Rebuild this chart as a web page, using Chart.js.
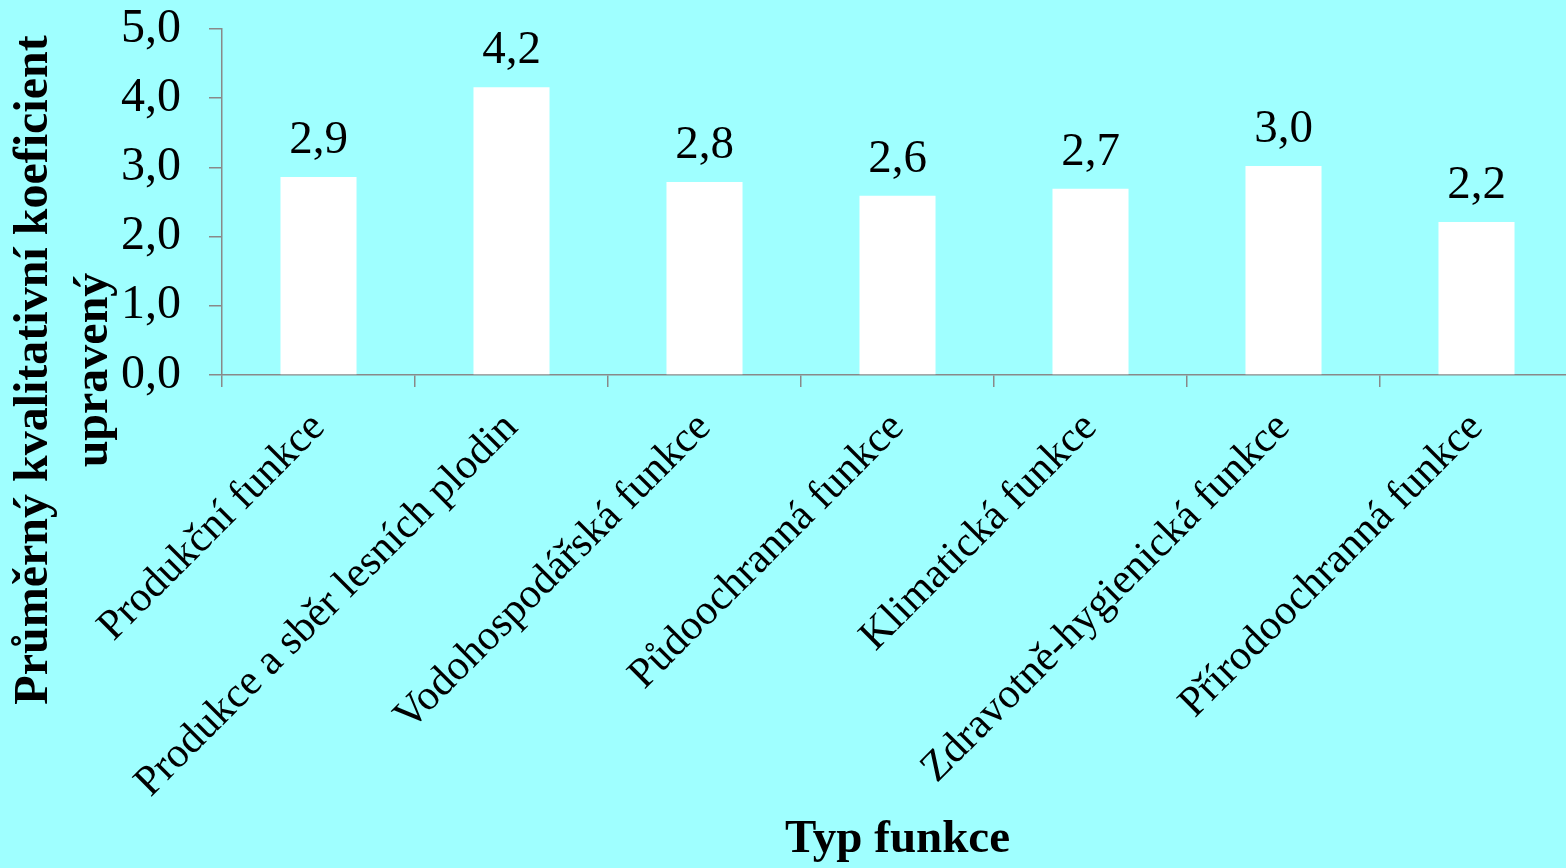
<!DOCTYPE html>
<html><head><meta charset="utf-8">
<script src="https://cdn.jsdelivr.net/npm/chart.js@4.4.1/dist/chart.umd.min.js"></script>
<style>
html,body{margin:0;padding:0;background:#9FFFFF;overflow:hidden;}
#wrap{position:relative;width:1574px;height:868px;}
</style></head><body>
<div id="wrap"><canvas id="c"></canvas></div>
<script>
const categories = ['Produkční funkce','Produkce a sběr lesních plodin','Vodohospodářská funkce','Půdoochranná funkce','Klimatická funkce','Zdravotně-hygienická funkce','Přírodoochranná funkce'];
const values = [2.86, 4.16, 2.79, 2.59, 2.69, 3.02, 2.21];
const valueLabels = ['2,9','4,2','2,8','2,6','2,7','3,0','2,2'];
const yTickLabels = ['0,0','1,0','2,0','3,0','4,0','5,0'];
const yTitleLines = ['Průměrný kvalitativní koeficient','upravený'];
const xTitle = 'Typ funkce';

const FONT = "'Liberation Serif','Times New Roman',serif";
const AXIS = '#898989';

const valueLabelPlugin = {
  id:'valueLabels',
  afterDatasetsDraw(chart){
    const ctx = chart.ctx;
    const meta = chart.getDatasetMeta(0);
    ctx.save();
    ctx.font = '47px ' + FONT;
    ctx.fillStyle = '#000';
    ctx.textAlign = 'center';
    ctx.textBaseline = 'alphabetic';
    meta.data.forEach((bar,i)=>{
      ctx.fillText(valueLabels[i], bar.x, bar.y - 24);
    });
    ctx.restore();
  }
};
const yTitlePlugin = {
  id:'yTitle',
  afterDraw(chart){
    const ctx = chart.ctx;
    ctx.save();
    ctx.font = 'bold 48px ' + FONT;
    ctx.fillStyle = '#000';
    ctx.textAlign = 'center';
    ctx.textBaseline = 'middle';
    const xs = [35, 95];
    yTitleLines.forEach((t,i)=>{
      ctx.save();
      ctx.translate(xs[i], 370);
      ctx.rotate(-Math.PI/2);
      ctx.fillText(t, 0, 0);
      ctx.restore();
    });
    ctx.restore();
  }
};

new Chart(document.getElementById('c'), {
  type:'bar',
  data:{
    labels: categories,
    datasets:[{data: values, backgroundColor:'#FFFFFF', borderWidth:0, barPercentage:0.394, categoryPercentage:1.0}]
  },
  options:{
    responsive:true, maintainAspectRatio:false, devicePixelRatio:1, animation:false,
    layout:{padding:{top:29,left:0,right:1,bottom:0}},
    plugins:{legend:{display:false}, tooltip:{enabled:false}},
    scales:{
      x:{
        offset:true,
        grid:{offset:true, drawOnChartArea:false, drawTicks:true, tickLength:12, color:AXIS, lineWidth:1.5},
        border:{color:AXIS, width:1.5},
        ticks:{minRotation:45, maxRotation:45, autoSkip:false, color:'#000', font:{family:FONT, size:42.5}, padding:16},
        title:{display:true, text:xTitle, color:'#000', font:{family:FONT, size:47, weight:'bold'}, padding:{top:0,bottom:0}},
        afterFit(s){ s.height = 868-375; s.paddingLeft = 0; s.paddingRight = 0; }
      },
      y:{
        min:0, max:5,
        grid:{drawOnChartArea:false, drawTicks:true, tickLength:13, color:AXIS, lineWidth:1.5},
        border:{color:AXIS, width:1.5},
        ticks:{stepSize:1, padding:28, color:'#000', font:{family:FONT, size:48}, callback:(v,i)=>yTickLabels[i]},
        afterFit(s){ s.width = 222; s.paddingTop = 0; s.paddingBottom = 0; }
      }
    }
  },
  plugins:[valueLabelPlugin, yTitlePlugin]
});
</script>
</body></html>
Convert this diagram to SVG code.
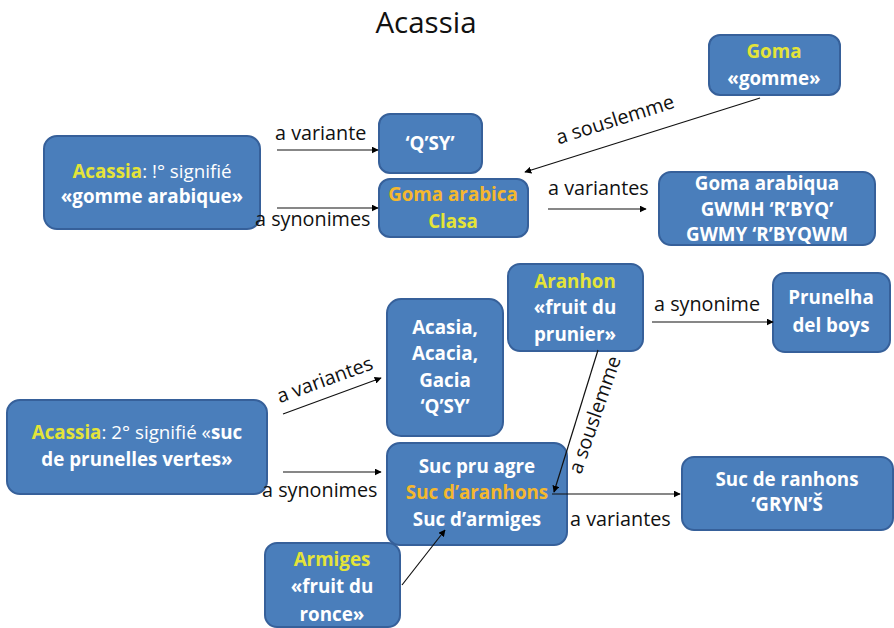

------------------------

Problem description: Extract every line above containing the word "this".

Finished exercise:
Rebuild this chart as a web page, using Chart.js.
Convert this diagram to SVG code.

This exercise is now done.